When are Subnational Bureaucracies (Un)professional? Bureaucratic Quality in Welfare Implementation in Peru. With Felix Puemape
Abstract:
This study analyzes the variation in subnational implementation of Peru’s national welfare protection system. We focus on the bureaucratic capacity of local street-level bureaucrats, who are tasked with following the central state's mandate to collect and process socio-economic data from the poor. We argue that in contexts where local authorities have short-term political careers, some exploit the state more than others by appointing unprofessional cadres, particularly in welfare sectors. The degree to which politicians exploit welfare bureaucracies depends on the political strength mayors derive from electoral contests. Specifically, mayors perceived as strong after significant election victories are more likely to extract visible but less salient state resources, such as bureaucratic positions needed for national welfare provision. The study also suggests policy sector heterogeneity: landslide victories negatively affect the bureaucratic quality of welfare officials, while this impact is null for officials in other administrative areas.

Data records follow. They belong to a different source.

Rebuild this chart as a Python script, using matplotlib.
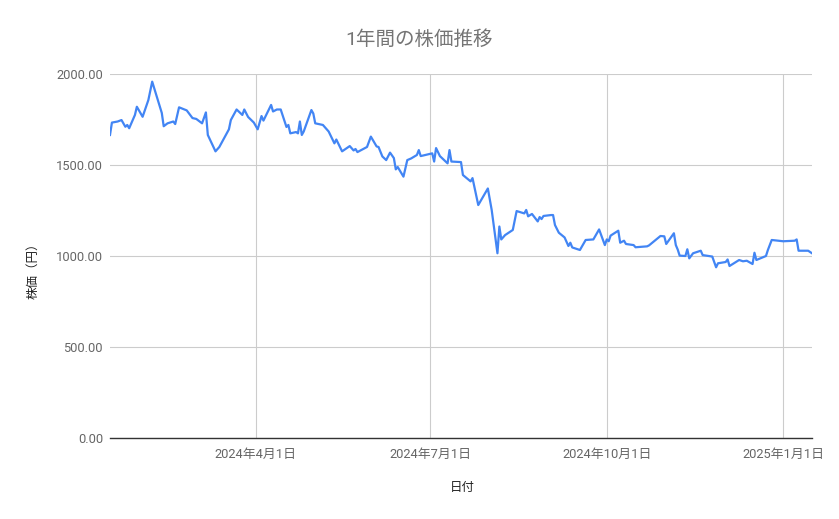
import matplotlib
matplotlib.use("Agg")
import matplotlib.pyplot as plt
import matplotlib.dates as mdates
import pandas as pd
from matplotlib.ticker import FuncFormatter, FixedLocator

plt.rcParams['font.family'] = ['Roboto', 'Noto Sans CJK JP', 'DejaVu Sans']

title = "1年間の株価推移"
x_label = "日付"
y_label = "株価（円）"

dates = [
    "2024-01-16", "2024-01-17", "2024-01-20", "2024-01-22", "2024-01-24", "2024-01-25",
    "2024-01-26", "2024-01-29", "2024-01-30", "2024-02-02", "2024-02-05", "2024-02-07",
    "2024-02-12", "2024-02-13", "2024-02-15", "2024-02-18", "2024-02-19", "2024-02-21",
    "2024-02-25", "2024-02-28", "2024-03-01", "2024-03-04", "2024-03-06", "2024-03-07",
    "2024-03-11", "2024-03-13", "2024-03-18", "2024-03-19", "2024-03-22", "2024-03-25",
    "2024-03-26", "2024-03-28", "2024-03-31", "2024-04-02", "2024-04-04", "2024-04-05",
    "2024-04-09", "2024-04-10", "2024-04-12", "2024-04-14", "2024-04-17", "2024-04-18",
    "2024-04-19", "2024-04-22", "2024-04-23", "2024-04-24", "2024-04-25", "2024-04-26",
    "2024-04-30", "2024-05-01", "2024-05-02", "2024-05-06", "2024-05-08", "2024-05-09",
    "2024-05-12", "2024-05-13", "2024-05-16", "2024-05-20", "2024-05-22", "2024-05-23",
    "2024-05-24", "2024-05-29", "2024-05-31", "2024-06-03", "2024-06-04", "2024-06-06",
    "2024-06-08", "2024-06-10", "2024-06-12", "2024-06-13", "2024-06-14", "2024-06-17",
    "2024-06-19", "2024-06-21", "2024-06-24", "2024-06-25", "2024-06-26", "2024-07-02",
    "2024-07-03", "2024-07-04", "2024-07-06", "2024-07-10", "2024-07-11", "2024-07-12",
    "2024-07-17", "2024-07-18", "2024-07-22", "2024-07-23", "2024-07-26", "2024-07-31",
    "2024-08-02", "2024-08-05", "2024-08-06", "2024-08-07", "2024-08-09", "2024-08-13",
    "2024-08-15", "2024-08-19", "2024-08-20", "2024-08-21", "2024-08-23", "2024-08-26",
    "2024-08-27", "2024-08-28", "2024-08-29", "2024-09-02", "2024-09-03", "2024-09-04",
    "2024-09-06", "2024-09-09", "2024-09-11", "2024-09-12", "2024-09-13", "2024-09-17",
    "2024-09-19", "2024-09-20", "2024-09-24", "2024-09-27", "2024-09-30", "2024-10-01",
    "2024-10-02", "2024-10-03", "2024-10-07", "2024-10-08", "2024-10-10", "2024-10-11",
    "2024-10-15", "2024-10-16", "2024-10-22", "2024-10-23", "2024-10-29", "2024-10-31",
    "2024-11-01", "2024-11-05", "2024-11-06", "2024-11-07", "2024-11-08", "2024-11-11",
    "2024-11-12", "2024-11-13", "2024-11-15", "2024-11-19", "2024-11-20", "2024-11-25",
    "2024-11-27", "2024-11-28", "2024-12-02", "2024-12-03", "2024-12-04", "2024-12-09",
    "2024-12-11", "2024-12-13", "2024-12-16", "2024-12-17", "2024-12-18", "2024-12-23",
    "2024-12-24", "2024-12-26", "2025-01-01", "2025-01-07", "2025-01-08", "2025-01-09",
    "2025-01-14", "2025-01-16",
]

prices = [
    1665, 1733, 1739, 1747, 1710, 1720,
    1702, 1775, 1820, 1765, 1857, 1958,
    1786, 1713, 1729, 1739, 1725, 1817,
    1800, 1758, 1753, 1729, 1789, 1665,
    1575, 1599, 1696, 1747, 1805, 1775,
    1805, 1764, 1733, 1696, 1769, 1744,
    1830, 1794, 1805, 1805, 1709, 1720,
    1674, 1681, 1674, 1739, 1665, 1684,
    1802, 1783, 1729, 1720, 1696, 1684,
    1619, 1640, 1575, 1604, 1580, 1588,
    1571, 1599, 1656, 1602, 1599, 1547,
    1527, 1568, 1538, 1476, 1489, 1436,
    1527, 1536, 1555, 1582, 1549, 1564,
    1519, 1593, 1549, 1509, 1582, 1519,
    1516, 1445, 1410, 1428, 1280, 1371,
    1253, 1015, 1162, 1091, 1115, 1143,
    1247, 1234, 1253, 1218, 1231, 1190,
    1214, 1203, 1220, 1225, 1225, 1170,
    1128, 1102, 1055, 1073, 1047, 1033,
    1070, 1088, 1091, 1146, 1060, 1091,
    1081, 1112, 1139, 1073, 1084, 1066,
    1060, 1048, 1053, 1058, 1110, 1108,
    1066, 1125, 1060, 1035, 1002, 1000,
    1037, 987, 1015, 1029, 1005, 997,
    938, 960, 967, 981, 945, 978,
    971, 974, 956, 1018, 978, 1000,
    1033, 1088, 1081, 1084, 1091, 1029,
    1029, 1015,
]

x_ticks = ["2024-04-01", "2024-07-01", "2024-10-01", "2025-01-01"]
y_ticks = [0, 500, 1000, 1500, 2000]

dts = pd.to_datetime(dates)
W, H = 839, 519
fig = plt.figure(figsize=(W / 100, H / 100), dpi=100)
ax = fig.add_axes([110 / W, 1 - 438 / H, (812 - 110) / W, (438 - 74) / H])

ax.plot(dts, prices, color="#4285F4", linewidth=1.6, solid_joinstyle="round")

ax.set_ylim(0, 2000)
ax.set_xlim(dts[0], dts[-1])
ax.yaxis.set_major_locator(FixedLocator(y_ticks))
ax.yaxis.set_major_formatter(FuncFormatter(lambda v, p: f"{v:.2f}"))
xt = pd.to_datetime(x_ticks)
ax.xaxis.set_major_locator(FixedLocator(mdates.date2num(xt)))
ax.xaxis.set_major_formatter(FuncFormatter(
    lambda v, p: (lambda d: f"{d.year}年{d.month}月{d.day}日")(mdates.num2date(v))))

ax.grid(True, color="#cccccc", linewidth=0.8)
ax.set_axisbelow(True)
for s in ["top", "right", "left"]:
    ax.spines[s].set_visible(False)
ax.spines["bottom"].set_color("#333333")
ax.spines["bottom"].set_linewidth(1.0)
ax.spines["bottom"].set_zorder(3)
ax.tick_params(axis="both", length=0, labelsize=9.3, labelcolor="#666666")
ax.tick_params(axis="y", pad=5)
ax.tick_params(axis="x", pad=7)

fig.text(0.5, 1 - 40 / H, title, ha="center", va="center",
         fontsize=14, color="#757575")
fig.text(462 / W, 1 - 487 / H, x_label, ha="center", va="center", fontsize=9, color="#222222")
fig.text(33 / W, 1 - 268 / H, y_label, ha="center", va="center", fontsize=9,
         color="#222222", rotation=90)

fig.savefig("out.png", dpi=100)
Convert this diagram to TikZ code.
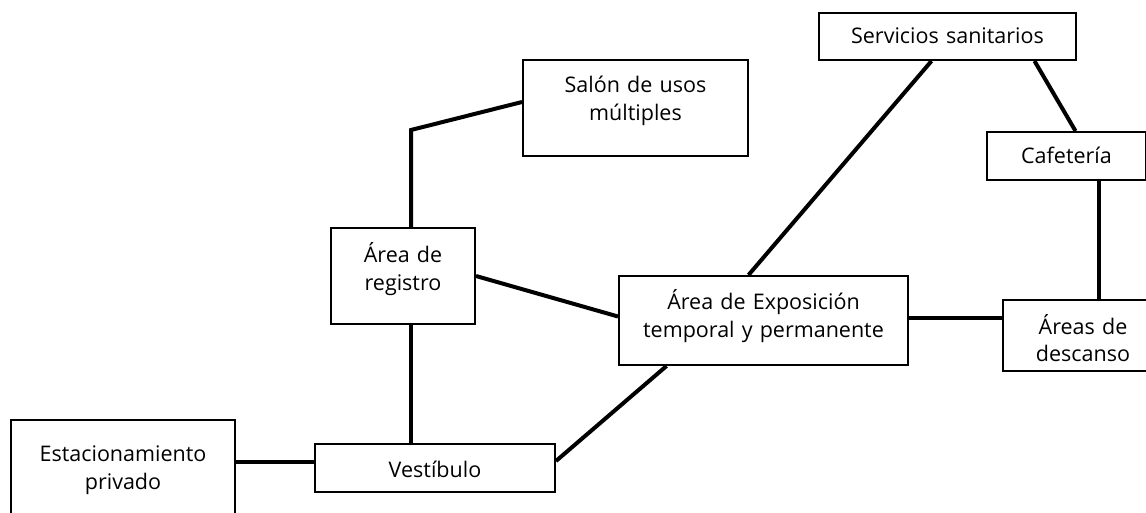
\documentclass[tikz,border=0pt]{standalone}
\usepackage{fontspec}
\setmainfont{Open Sans}
\usepackage{tikz}
\usetikzlibrary{positioning}

\tikzset{
  room/.style={draw, line width=2pt, inner sep=0pt, align=center, anchor=north west,
    font=\fontsize{21.5}{28}\selectfont},
  link/.style={line width=4pt}
}

\begin{document}
\begin{tikzpicture}[x=1pt,y=1pt]
\useasboundingbox (0,0) rectangle (1146,-513);
\node[room, text width=224pt, text height=41pt, text depth=100pt] (est) at (10,-419) {Estacionamiento\\privado};
\node[room, text width=240pt, text height=33pt, text depth=15pt] (vest) at (314,-443) {Vestíbulo};
\node[room, text width=144pt, text height=34pt, text depth=62pt] (reg) at (330,-227) {Área de\\registro};
\node[room, text width=225pt, text height=33pt, text depth=63pt] (sal) at (522,-59) {Salón de usos\\múltiples};
\node[room, text width=289pt, text height=33pt, text depth=56pt] (expo) at (618,-275) {Área de Exposición\\temporal y permanente};
\node[room, text width=257pt, text height=31pt, text depth=16pt] (serv) at (818,-12) {Servicios sanitarios};
\node[room, text width=159pt, text height=32pt, text depth=16pt] (caf) at (986,-131) {Cafetería};
\node[room, text width=160pt, text height=34pt, text depth=37pt] (desc) at (1002,-299) {Áreas de\\descanso};
\draw[link] ([yshift=6pt]vest.west) -- ([yshift=6pt]vest.west -| est.east);
\draw[link] ([xshift=8pt]reg.south) -- ([xshift=8pt]reg.south |- vest.north);
\draw[link] ([xshift=8pt]reg.north) -- ++(0,97) -- ([yshift=6pt]sal.west);
\draw[link] (reg.east) -- ([yshift=4pt]expo.west);
\draw[link] ([xshift=-97pt]expo.south) -- ([yshift=7pt]vest.east);
\draw[link] ([xshift=-15pt]expo.north) -- ([xshift=-16pt]serv.south);
\draw[link] ([xshift=87pt]serv.south) -- ([xshift=9pt]caf.north);
\draw[link] ([xshift=32pt]caf.south) -- ([xshift=32pt]caf.south |- desc.north);
\draw[link] ([yshift=3pt]expo.east) -- ([yshift=3pt]expo.east -| desc.west);
\end{tikzpicture}
\end{document}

Using a mixed-method approach, we present observational evidence showing the relevance of political results in enhancing the opportunistic behavior of local authorities, particularly regarding the appointment of non-professionals working for the implementation of national welfare provision. We utilize novel administrative data from local social registry offices across all municipalities in Peru. This data includes detailed information on the experience and educational credentials of managers, data-entry clerks, and enumerators. We implement case studies in an urban municipality to examine the causal mechanisms. The study thus concludes that in contexts where social policy provision is less politically salient, local implementation is hindered indirectly by the predatory behavior of empowered politicians.